Houve um recado importante para a esquerda na eleição municipal?
Terrível. O PT diz que o Centrão avançou porque tem muitas emendas. Mas o PT tem a segunda maior bancada, 69 deputados com emendas. Nenhum recebeu menos de R$ 50 milhões. Tem ainda sete senadores, três governadores, o presidente da República, os principais ministérios. Com tudo isso, fez menos prefeitura que o PSB. O PT foi em condições favoráveis. É preciso fazer leituras fincadas na realidade.
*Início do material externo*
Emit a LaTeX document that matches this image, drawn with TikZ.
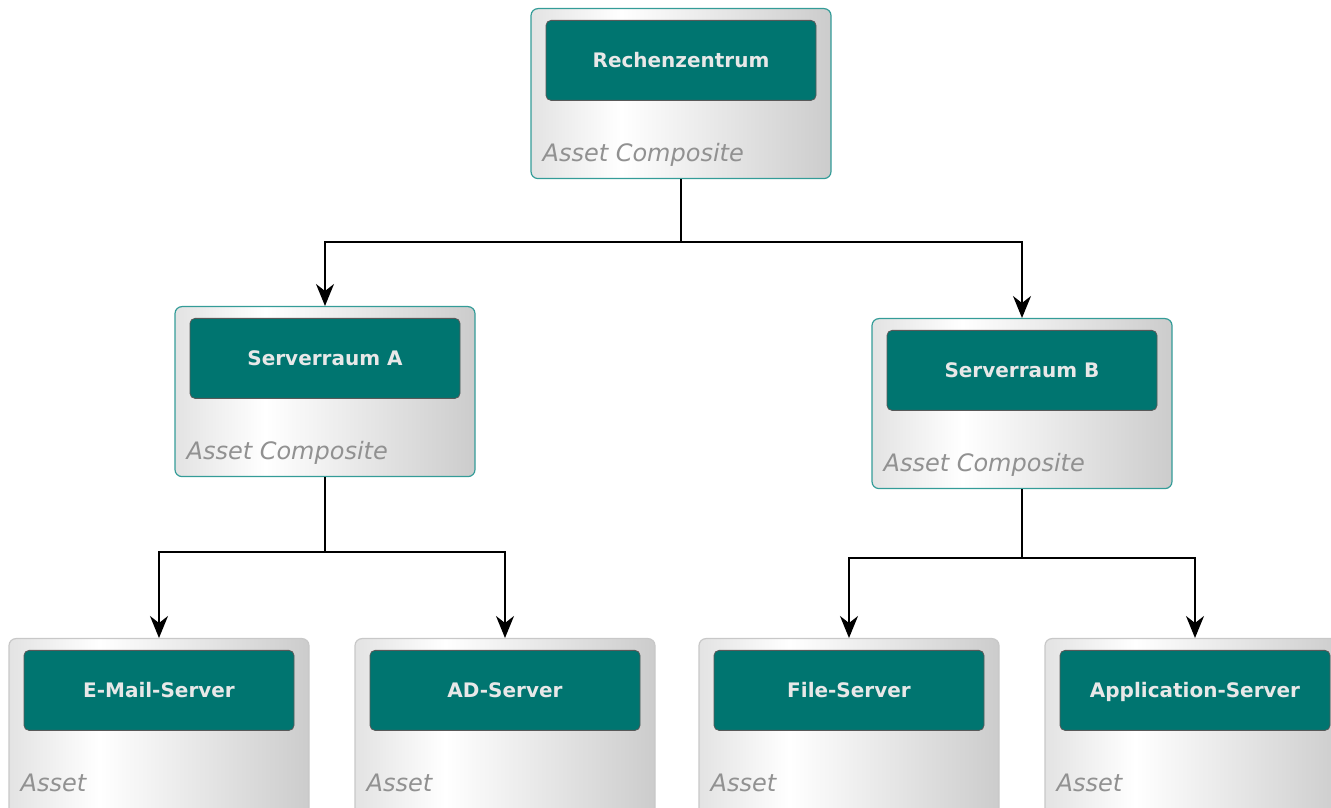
\documentclass[tikz,border=0pt]{standalone}
\usepackage{fontspec}
\setmainfont{DejaVu Sans}
\usepackage{xcolor}
\usepackage{tikz}
\usetikzlibrary{positioning, calc, arrows.meta}
\definecolor{tealfill}{RGB}{0,117,112}
\definecolor{tealline}{RGB}{52,156,152}
\definecolor{leafline}{RGB}{200,200,200}
\definecolor{namecol}{RGB}{232,232,232}
\definecolor{typecol}{RGB}{145,145,145}
\pgfdeclarehorizontalshading{boxshade}{100bp}{color(0bp)=(gray!22); color(25bp)=(gray!22); color(40bp)=(white); color(75bp)=(gray!40); color(100bp)=(gray!40)}
\tikzstyle{arrow} = [line width=1.6pt, -{Stealth[length=22pt,width=18pt,inset=7pt]}]
\tikzstyle{composite} = [rectangle, rounded corners=7pt, minimum width=300pt, minimum height=170pt, draw=tealline, line width=1.2pt, shade, shading=boxshade, anchor=north]
\tikzstyle{leaf} = [composite, draw=leafline, minimum height=176pt]
\tikzstyle{namebox} = [rectangle, rounded corners=5pt, minimum width=270pt, minimum height=80pt, text height=15pt, text depth=1pt, draw=gray!70!black, line width=0.8pt, fill=tealfill, text=namecol, font=\bfseries\fontsize{20}{24}\selectfont]
\tikzstyle{typelabel} = [anchor=base west, text=typecol, inner sep=0pt, font=\itshape\fontsize{24}{28}\selectfont]

\begin{document}
\begin{tikzpicture}[x=1pt, y=1pt]
    \useasboundingbox (0,0) rectangle (1331,808);

    % Rechenzentrum
    \node[composite] (rz) at (681,800) {};
    \node[namebox, below=12pt of rz.north] (rzname) {Rechenzentrum};
    \node[typelabel] (rztype) at ($(rz.north west)+(12,-154)$) {Asset Composite};

    % Serverraeume
    \node[composite] (sa) at (325,502) {};
    \node[namebox, below=12pt of sa.north] (saname) {Serverraum A};
    \node[typelabel] (satype) at ($(sa.north west)+(12,-154)$) {Asset Composite};

    \node[composite] (sb) at (1022,490) {};
    \node[namebox, below=12pt of sb.north] (sbname) {Serverraum B};
    \node[typelabel] (sbtype) at ($(sb.north west)+(12,-154)$) {Asset Composite};

    % Server
    \node[leaf] (mail) at (159,170) {};
    \node[namebox, below=12pt of mail.north] (mailname) {E-Mail-Server};
    \node[typelabel] (mailtype) at ($(mail.north west)+(12,-154)$) {Asset};

    \node[leaf] (ad) at (505,170) {};
    \node[namebox, below=12pt of ad.north] (adname) {AD-Server};
    \node[typelabel] (adtype) at ($(ad.north west)+(12,-154)$) {Asset};

    \node[leaf] (file) at (849,170) {};
    \node[namebox, below=12pt of file.north] (filename) {File-Server};
    \node[typelabel] (filetype) at ($(file.north west)+(12,-154)$) {Asset};

    \node[leaf] (app) at (1195,170) {};
    \node[namebox, below=12pt of app.north] (appname) {Application-Server};
    \node[typelabel] (apptype) at ($(app.north west)+(12,-154)$) {Asset};

    % Arrows
    \draw[arrow] (rz.south) -- ++(0,-63) -| (sa.north);
    \draw[arrow] (rz.south) -- ++(0,-63) -| (sb.north);
    \draw[arrow] (sa.south) -- ++(0,-75) -| (mail.north);
    \draw[arrow] (sa.south) -- ++(0,-75) -| (ad.north);
    \draw[arrow] (sb.south) -- ++(0,-69) -| (file.north);
    \draw[arrow] (sb.south) -- ++(0,-69) -| (app.north);

\end{tikzpicture}
\end{document}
Foi um sinal político, que deve nos fazer refletir e mudar em relação ao futuro.

O presidente do INSS, Alessandro Stefanutto, era filiado ao PSB e foi afastado do cargo diante da descoberta de uma esquema fraudulento no órgão. O episódio constrange o PSB?
De fato, ele foi filiado ao partido até janeiro deste ano, mas se desligou, e sua indicação não foi do PSB, que sequer foi consultado.

O PSB convidou Marina Silva para se filiar?
Ela não me procurou. Entendo que, dentro do grupo dela, há uma defesa desse caminho (depois que seus aliados perderam a eleição no comando da Rede). Nós não temos objeção, mas não sei se ela vai ficar convencida disso. Temos um novo programa, aprovado por unanimidade no último congresso do partido. Somos um partido que quer desenvolver o país preservando o meio ambiente, mas sem tantas limitações que vejo sendo pregadas por ela.

João Campos deve assumir o comando do PSB. O que se espera com essa troca de guarda?
É um nome que eu promovi com essa visão de renovação. Não é apenas o fato de ser jovem. Ele está fazendo os embates que o pai dele (o ex-governador Eduardo Campos) fez, mas muito mais cedo e sendo vitorioso. O fato de ter enfrentado embates políticos tão jovem já demonstra sua capacidade e potencial de se tornar uma liderança não apenas no Estado, mas nacional.